Construida totalmente desde la perspectiva y altura de Frida, la cinta nos adentra en su compleja cotidianidad llena de puertas que se le cierran, de conversaciones que se le prohíbe escuchar y de otros padres que, en las fiestas infantiles, apartan a sus hijos de ella. Las reacciones de Frida ante todo eso que nunca acaba de entender ni sabe cómo nombrar constituyen la parte central de la película: sus travesuras, sus juegos, sus gritos, sus pataleos. Es en su relación con Anna donde se ejemplifica con mayor acierto la inestabilidad de su carácter. En una de esas escenas, Frida le propone a su prima que jueguen a esconderse entre los árboles que rodean la casa. Frida deja que la niña se adentre casi hasta el lago y decide no ir a buscarla; y cuando los padres, desesperados, le preguntan dónde está, Frida tarda en dar una respuesta. Pasan varias horas hasta que Anna es encontrada y la madre, enojada con Frida, vacila por vez primera en cumplir el encargo de su hermana fallecida. Con una cámara hábil para introducirnos en la rutina familiar (las caminatas sin rumbo de las niñas, las comidas, los ratos de ocio), poco a poco vamos penetrando la porosa sensibilidad de Frida, comprendemos sus dudas, su coraje y nos acercamos a su dolor.

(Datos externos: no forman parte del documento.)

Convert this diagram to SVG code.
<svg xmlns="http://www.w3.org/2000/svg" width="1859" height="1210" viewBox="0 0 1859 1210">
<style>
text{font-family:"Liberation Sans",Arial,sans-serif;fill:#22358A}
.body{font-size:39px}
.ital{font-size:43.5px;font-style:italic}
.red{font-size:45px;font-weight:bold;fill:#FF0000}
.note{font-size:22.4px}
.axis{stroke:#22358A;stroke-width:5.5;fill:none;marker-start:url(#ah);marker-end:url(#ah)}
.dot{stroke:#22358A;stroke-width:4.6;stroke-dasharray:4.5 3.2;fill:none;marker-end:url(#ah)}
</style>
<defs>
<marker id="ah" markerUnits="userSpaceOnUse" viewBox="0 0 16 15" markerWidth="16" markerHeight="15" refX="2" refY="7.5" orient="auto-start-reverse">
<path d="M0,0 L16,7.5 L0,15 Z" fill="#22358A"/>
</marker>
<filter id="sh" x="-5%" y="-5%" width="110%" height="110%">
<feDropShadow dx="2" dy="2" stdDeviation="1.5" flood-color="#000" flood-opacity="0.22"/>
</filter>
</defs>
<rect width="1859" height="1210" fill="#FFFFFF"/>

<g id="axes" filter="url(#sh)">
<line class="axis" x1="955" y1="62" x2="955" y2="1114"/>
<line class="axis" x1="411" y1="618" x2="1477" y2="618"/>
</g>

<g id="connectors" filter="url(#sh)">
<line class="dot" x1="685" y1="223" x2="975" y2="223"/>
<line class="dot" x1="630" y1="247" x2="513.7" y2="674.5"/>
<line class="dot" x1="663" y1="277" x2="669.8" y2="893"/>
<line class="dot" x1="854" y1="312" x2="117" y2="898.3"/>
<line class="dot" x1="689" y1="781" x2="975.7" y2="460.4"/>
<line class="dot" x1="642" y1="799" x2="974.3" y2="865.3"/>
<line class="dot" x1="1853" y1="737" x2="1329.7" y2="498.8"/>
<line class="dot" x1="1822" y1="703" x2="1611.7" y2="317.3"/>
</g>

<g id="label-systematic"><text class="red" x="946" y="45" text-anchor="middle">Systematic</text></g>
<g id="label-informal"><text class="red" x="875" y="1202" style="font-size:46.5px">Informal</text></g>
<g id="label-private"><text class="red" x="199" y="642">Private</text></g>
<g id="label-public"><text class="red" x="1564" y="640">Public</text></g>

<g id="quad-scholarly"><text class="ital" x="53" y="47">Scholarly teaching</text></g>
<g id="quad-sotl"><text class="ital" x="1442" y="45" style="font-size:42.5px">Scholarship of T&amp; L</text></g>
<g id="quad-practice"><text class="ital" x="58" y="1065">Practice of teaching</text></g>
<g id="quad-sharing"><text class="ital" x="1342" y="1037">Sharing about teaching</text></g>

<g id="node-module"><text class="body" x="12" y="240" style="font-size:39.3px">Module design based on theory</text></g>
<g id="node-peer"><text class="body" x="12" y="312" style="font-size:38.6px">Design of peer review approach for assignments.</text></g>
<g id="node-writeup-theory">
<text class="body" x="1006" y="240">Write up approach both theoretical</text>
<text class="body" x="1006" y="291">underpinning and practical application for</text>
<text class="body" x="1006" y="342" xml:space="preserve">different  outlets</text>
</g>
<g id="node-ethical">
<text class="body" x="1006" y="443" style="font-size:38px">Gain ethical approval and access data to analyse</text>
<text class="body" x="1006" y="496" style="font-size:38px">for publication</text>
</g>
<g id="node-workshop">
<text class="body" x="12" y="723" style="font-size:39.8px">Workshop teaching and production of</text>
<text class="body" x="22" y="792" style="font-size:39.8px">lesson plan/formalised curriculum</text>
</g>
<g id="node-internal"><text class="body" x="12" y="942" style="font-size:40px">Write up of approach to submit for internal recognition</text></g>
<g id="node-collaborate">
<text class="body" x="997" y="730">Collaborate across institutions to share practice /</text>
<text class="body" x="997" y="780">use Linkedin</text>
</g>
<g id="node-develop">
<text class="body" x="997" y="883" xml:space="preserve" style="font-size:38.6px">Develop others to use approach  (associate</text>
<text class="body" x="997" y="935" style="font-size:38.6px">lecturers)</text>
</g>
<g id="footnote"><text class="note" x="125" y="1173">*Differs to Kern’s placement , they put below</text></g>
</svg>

Carla Simón deja claro en esta cinta su habilidad para dirigir niñas, pero también revela cierto genio en la sutileza con la que va transmitiéndonos la información del personaje central. Hacia el final, cuando Frida consigue, después de varias semanas de la muerte de su madre, llorar, los espectadores también estamos listos para hacerlo con ella. Tan emotivo desenlace remite a una de las cintas favoritas de Carla, “Los 400 golpes” (1959) de Truffaut, otra película de maduración de un niño cuyo duelo, en la última secuencia, también hace explosión aunque de un modo mucho más velado, metafórico si se quiere. Esas imágenes del mar abierto que se revela ante la incrédula y agotada mirada de Antoine (Jean-Pierre Léaud) me hacen pensar en aquella súplica de un poema de López Velarde: “Dame todas las lágrimas del mar. / Mis ojos están secos y yo sufro unas inmensas ganas de llorar”. Antoine, como Frida, también llora. Sólo después de todas esas lágrimas es posible realmente seguir creciendo.

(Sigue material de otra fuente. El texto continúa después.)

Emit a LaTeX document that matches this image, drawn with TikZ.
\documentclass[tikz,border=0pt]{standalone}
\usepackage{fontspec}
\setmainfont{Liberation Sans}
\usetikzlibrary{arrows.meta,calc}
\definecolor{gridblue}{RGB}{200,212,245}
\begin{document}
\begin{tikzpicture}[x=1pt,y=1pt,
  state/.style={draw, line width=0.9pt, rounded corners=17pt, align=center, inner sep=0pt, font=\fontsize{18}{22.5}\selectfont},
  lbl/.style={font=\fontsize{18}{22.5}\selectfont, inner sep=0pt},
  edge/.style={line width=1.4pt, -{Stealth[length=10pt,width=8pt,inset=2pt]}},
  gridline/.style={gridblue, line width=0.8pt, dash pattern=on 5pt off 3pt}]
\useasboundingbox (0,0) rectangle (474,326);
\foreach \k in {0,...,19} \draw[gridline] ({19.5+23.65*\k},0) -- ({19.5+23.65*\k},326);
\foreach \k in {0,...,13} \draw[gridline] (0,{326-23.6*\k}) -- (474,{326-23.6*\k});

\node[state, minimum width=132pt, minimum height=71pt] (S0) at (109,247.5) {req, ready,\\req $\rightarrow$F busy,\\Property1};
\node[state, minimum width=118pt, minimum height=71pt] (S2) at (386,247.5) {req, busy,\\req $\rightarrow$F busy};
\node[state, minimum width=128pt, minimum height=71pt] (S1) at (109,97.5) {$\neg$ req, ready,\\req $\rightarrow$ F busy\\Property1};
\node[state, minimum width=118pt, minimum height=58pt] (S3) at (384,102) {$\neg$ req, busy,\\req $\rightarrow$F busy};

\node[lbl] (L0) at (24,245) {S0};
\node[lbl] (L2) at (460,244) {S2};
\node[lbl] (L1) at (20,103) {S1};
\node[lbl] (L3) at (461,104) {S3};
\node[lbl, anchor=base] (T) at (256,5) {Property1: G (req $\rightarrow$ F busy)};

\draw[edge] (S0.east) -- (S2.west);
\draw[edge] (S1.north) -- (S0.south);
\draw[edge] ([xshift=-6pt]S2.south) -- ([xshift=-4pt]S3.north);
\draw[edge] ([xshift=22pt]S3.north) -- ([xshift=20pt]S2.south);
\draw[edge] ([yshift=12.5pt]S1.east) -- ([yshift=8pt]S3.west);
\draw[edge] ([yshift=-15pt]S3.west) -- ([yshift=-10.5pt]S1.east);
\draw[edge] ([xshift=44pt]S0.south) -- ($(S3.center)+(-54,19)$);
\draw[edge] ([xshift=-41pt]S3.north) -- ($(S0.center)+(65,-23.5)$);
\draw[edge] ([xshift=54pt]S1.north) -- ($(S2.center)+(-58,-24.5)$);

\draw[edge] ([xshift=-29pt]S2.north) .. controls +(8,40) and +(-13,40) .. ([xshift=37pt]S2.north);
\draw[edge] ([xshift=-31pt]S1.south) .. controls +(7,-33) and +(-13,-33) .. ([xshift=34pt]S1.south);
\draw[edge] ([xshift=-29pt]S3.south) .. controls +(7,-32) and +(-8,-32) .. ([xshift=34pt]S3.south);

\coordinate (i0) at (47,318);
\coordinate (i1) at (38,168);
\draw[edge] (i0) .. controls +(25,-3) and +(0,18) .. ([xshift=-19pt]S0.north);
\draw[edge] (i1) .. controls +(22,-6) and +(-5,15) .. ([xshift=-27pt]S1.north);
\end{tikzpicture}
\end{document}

La pregunta por la infancia, decía al principio del texto, es una pregunta por nuestro futuro como sociedades. En “Verano 1993” Carla nos recuerda que si queremos empezar a soñar hay que, primero, aprender a llorar lo que hemos perdido.  


Ficha técnica:

Verano de 1993

Año: 2017. Duración: 97 min. País: España. Dirección/Guion: Carla Simón. Fotografía: Santiago Racaj. Música: Ernest Pipó. Reparto: Laia Artigas, Bruna Cusí, David Verdaguer, María Paula Robles, Paula Blanco, Etna Campillo.